[TriLUG] Ubuntu vs Fedora, was Re: Linux Distribution for server Opinions

Alexander Ray alexjray.ncsu at gmail.com
Fri Jan 23 13:01:33 EST 2009


On Fri, Jan 23, 2009 at 12:31 PM, James Tuttle <jjtuttle at trilug.org> wrote:

> Interestingly, every single Linux user I know at NC State, all of which
> are faculty, staff, or graduate student, uses Ubuntu.  Others I've
> talked to agreed that the NC State-localized Red Hat Enterprise-based
> distribution is much less desirable than stock distributions.
>
> I haven't used Red Hat since version 9 and thought it was a giant
> steaming pile of crap.  I hear Fedora is better.  I just haven't tried
> it since there hasn't been any compelling reason to look beyond Ubuntu
> since I've used it.  I can say that I've never had any dependency issues
> on any version of Ubuntu, which was the crippling factor on RH 9.
>

I switched to Fedora from Ubuntu (and back again, several times, but now I'm
on Fedora). I like Fedora a lot, and a lot of the things i like about it are
also things i like about Ubuntu. To be honest the only appreciable
difference to me was the online community and documentation.  Sitting on my
desk on their own i could've done anything I wanted to in either equally.
Yes there is a lot of Ubuntu users of the NC State Students, and thats
exactly what I reccomend somone get if I'm asked about Linux.

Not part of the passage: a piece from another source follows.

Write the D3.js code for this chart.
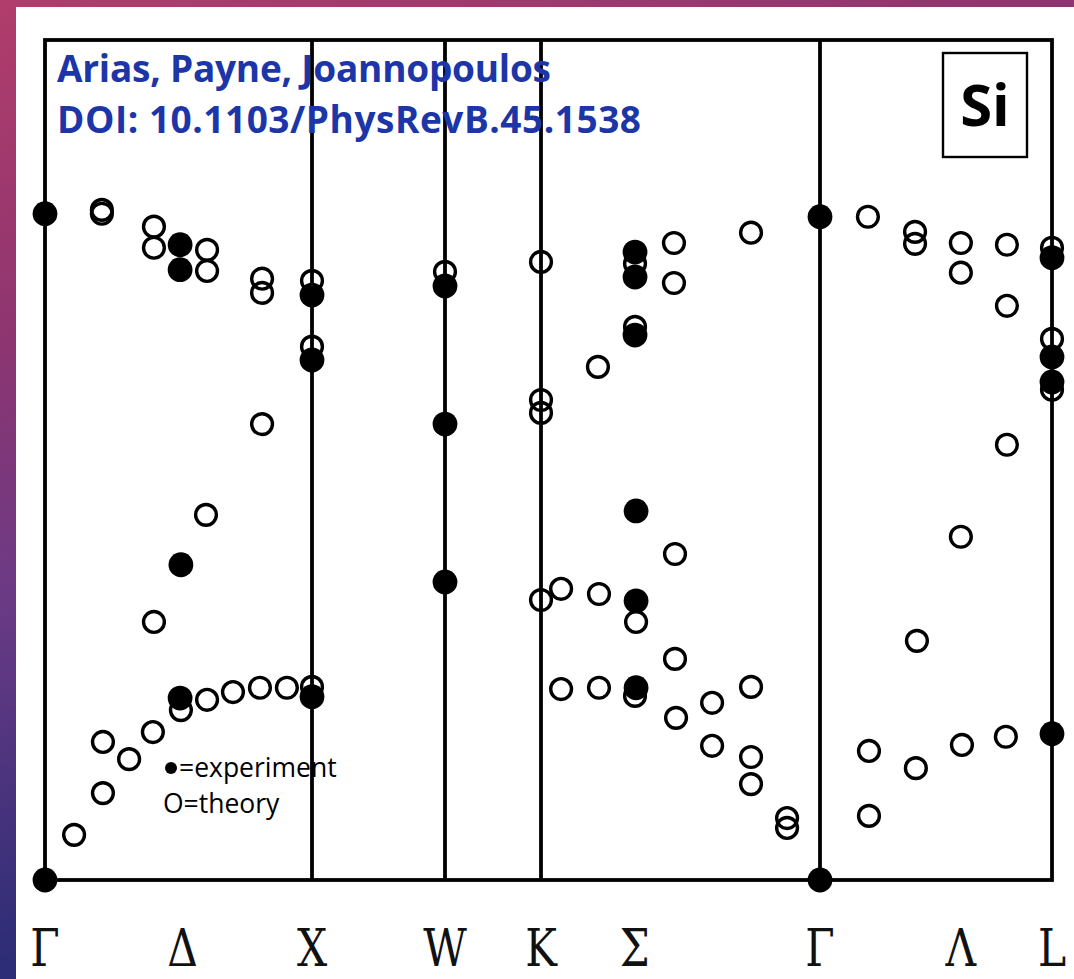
<!DOCTYPE html>
<html>
<head>
<meta charset="utf-8">
<script src="https://cdn.jsdelivr.net/npm/d3@7/dist/d3.min.js"></script>
<style>
  html, body { margin: 0; padding: 0; background: #fff; }
  svg { display: block; }
</style>
</head>
<body>
<svg id="chart" width="1074" height="979"></svg>
<script>
// Phonon dispersion of Si along Γ–X–W–K–Γ–L (frequencies in THz)

// High-symmetry points and their path coordinates (units of 2π/a)
const symLabels = ["Γ", "X", "W", "K", "Γ", "L"];
const symPos = [0, 1, 1.5, 1.8536, 2.9142, 3.7802];

// Labels along the bottom edge (points and directions)
const axisLabels = ["Γ", "Δ", "X", "W", "K", "Σ", "Γ", "Λ", "L"];
const axisPos = [0, 0.515, 1, 1.5, 1.8536, 2.21, 2.9142, 3.44, 3.7802];

// Measured frequencies (filled markers): [path coordinate, THz]
const experiment = [
  [0, 15.49], [0.506, 14.77], [0.506, 14.19], [1, 13.60], [1, 12.09],
  [0.509, 7.33], [0.506, 4.23], [1, 4.26], [0, 0],
  [1.5, 13.81], [1.5, 10.60], [1.5, 6.93],
  [2.211, 14.60], [2.211, 14.02], [2.211, 12.67], [2.215, 8.58],
  [2.215, 6.49], [2.215, 4.47],
  [2.9142, 15.42], [2.9142, 0],
  [3.7802, 14.47], [3.7802, 12.16], [3.7802, 11.58], [3.7802, 3.40]
];

// Calculated frequencies (open markers): [path coordinate, THz]
const theory = [
  [0.213, 15.58], [0.213, 15.49], [0.408, 15.19], [0.408, 14.70],
  [0.607, 14.65], [0.607, 14.16], [0.813, 13.98], [0.813, 13.65],
  [1, 13.93], [1, 12.40], [0.813, 10.60], [0.603, 8.49], [0.408, 6.00],
  [0.509, 3.95], [0.607, 4.19], [0.704, 4.37], [0.805, 4.47], [0.906, 4.47],
  [1, 4.49], [0.404, 3.44], [0.217, 3.21], [0.315, 2.81], [0.217, 2.02],
  [0.109, 1.05],
  [1.5, 14.14],
  [1.8536, 14.37], [1.8536, 11.16], [1.8536, 10.86], [1.8536, 6.51],
  [2.211, 14.33], [2.359, 14.81], [2.359, 13.88], [2.652, 15.05],
  [2.211, 12.86], [2.070, 11.93], [2.363, 7.58], [1.930, 6.77],
  [2.074, 6.65], [2.215, 6.00], [2.363, 5.14], [1.930, 4.44],
  [2.074, 4.47], [2.211, 4.28], [2.367, 3.77], [2.504, 4.12],
  [2.652, 4.49], [2.504, 3.12], [2.652, 2.86], [2.652, 2.23],
  [2.789, 1.44], [2.789, 1.21],
  [3.093, 15.42], [3.269, 15.07], [3.269, 14.79], [3.440, 14.81],
  [3.612, 14.77], [3.440, 14.12], [3.612, 13.35], [3.7802, 14.70],
  [3.7802, 12.58], [3.7802, 11.40], [3.612, 10.12], [3.440, 7.98],
  [3.276, 5.56], [3.608, 3.33], [3.444, 3.14], [3.097, 3.00],
  [3.272, 2.60], [3.097, 1.49]
];

const titleLines = ["Arias, Payne, Joannopoulos", "DOI: 10.1103/PhysRevB.45.1538"];
const legendLabels = ["=experiment", "O=theory"];
const elementLabel = "Si";

const svg = d3.select("#chart");

// Slide background
const defs = svg.append("defs");
const bg = defs.append("linearGradient").attr("id", "bg")
  .attr("x1", 0).attr("y1", 0).attr("x2", 0.35).attr("y2", 1);
[["0", "#b13d6b"], ["0.3", "#8f3570"], ["0.55", "#6a3a85"], ["0.88", "#2c2d76"], ["1", "#23296e"]]
  .forEach(([o, c]) => bg.append("stop").attr("offset", o).attr("stop-color", c));
svg.append("rect").attr("width", 1074).attr("height", 979).attr("fill", "url(#bg)");
svg.append("rect").attr("x", 16).attr("y", 7).attr("width", 1058).attr("height", 972).attr("fill", "#fff");

// Scales
const x = d3.scaleLinear().domain(symPos).range([45, 312, 445, 541, 820, 1052]);
const y = d3.scaleLinear().domain([0, 19.53]).range([880, 40]);

const g = svg.append("g");

// Frame and vertical lines at the high-symmetry points
g.append("rect")
  .attr("x", x(symPos[0])).attr("y", y(19.53))
  .attr("width", x(symPos[symPos.length - 1]) - x(symPos[0]))
  .attr("height", y(0) - y(19.53))
  .attr("fill", "none").attr("stroke", "#000").attr("stroke-width", 3.8);

g.selectAll("line.sym")
  .data(symPos.slice(1, -1))
  .join("line").attr("class", "sym")
  .attr("x1", d => x(d)).attr("x2", d => x(d))
  .attr("y1", y(19.53)).attr("y2", y(0))
  .attr("stroke", "#000").attr("stroke-width", 3.8);

// Open markers first, filled markers on top
g.selectAll("circle.th")
  .data(theory)
  .join("circle").attr("class", "th")
  .attr("cx", d => x(d[0])).attr("cy", d => y(d[1]))
  .attr("r", 10.4)
  .attr("fill", "none").attr("stroke", "#000").attr("stroke-width", 3.4);

g.selectAll("circle.ex")
  .data(experiment)
  .join("circle").attr("class", "ex")
  .attr("cx", d => x(d[0])).attr("cy", d => y(d[1]))
  .attr("r", 12.4)
  .attr("fill", "#000");

// Bottom labels
svg.append("g").selectAll("text")
  .data(axisLabels.map((t, i) => [t, axisPos[i]]))
  .join("text")
  .attr("transform", d => `translate(${x(d[1])},966) scale(0.8,1)`)
  .attr("text-anchor", "middle")
  .attr("font-family", "DejaVu Serif")
  .attr("font-size", 53)
  .attr("fill", "#111")
  .text(d => d[0]);

// Citation
svg.append("g").selectAll("text")
  .data(titleLines)
  .join("text")
  .attr("x", 57).attr("y", (d, i) => 82 + i * 51)
  .attr("font-family", "Open Sans")
  .attr("font-weight", 700)
  .attr("font-size", 37)
  .attr("fill", "#1c36a8")
  .attr("textLength", (d, i) => i === 0 ? 494 : 584)
  .attr("lengthAdjust", "spacing")
  .text(d => d);

// Element box
svg.append("rect").attr("x", 943).attr("y", 53).attr("width", 84).attr("height", 104)
  .attr("fill", "#fff").attr("stroke", "#000").attr("stroke-width", 2.4);
svg.append("text").attr("x", 985).attr("y", 126)
  .attr("text-anchor", "middle")
  .attr("font-family", "Open Sans").attr("font-weight", 700).attr("font-size", 58)
  .attr("fill", "#000").text(elementLabel);

// Legend
const lg = svg.append("g");
lg.append("circle").attr("cx", 171).attr("cy", 768).attr("r", 6).attr("fill", "#000");
lg.selectAll("text")
  .data(legendLabels)
  .join("text")
  .attr("x", (d, i) => i === 0 ? 179 : 163)
  .attr("y", (d, i) => 777 + i * 36)
  .attr("font-family", "Open Sans")
  .attr("font-size", 26.5)
  .attr("fill", "#000")
  .text(d => d);
</script>
</body>
</html>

As for the Realm Kit (NCSU-flavoured RHEL)... its really by this point not
very useable as a desktop environment.  It's forte is in Lab Environments,
where a researcher wants a RHEL machine that has NC State Software, plays
nice with AFS, and generally maintains itself with not a great deal of
intervention.  it also has a good deal of admin tools to play with (thanks
to jack neely).
Its cool, check it out, but I'd wouldnt tell anyone to put it on their
laptop.

There are alternatives to that realm kit though.  There is a Realm setup for
Fedora 8 (going to be bumped to F10/11 over the summer), and there was just
recently a LUG presentation on getting AFS working on Ubuntu/Debian.

Also, last NCSU lug meeting (IIRC) was:
Kbuntu, Ubuntu/Gentoo, Fedora/Arch, Arch/Fedora/Minix/Plan9, Arch/Slackware
and that was just the laptops i saw (or people i know).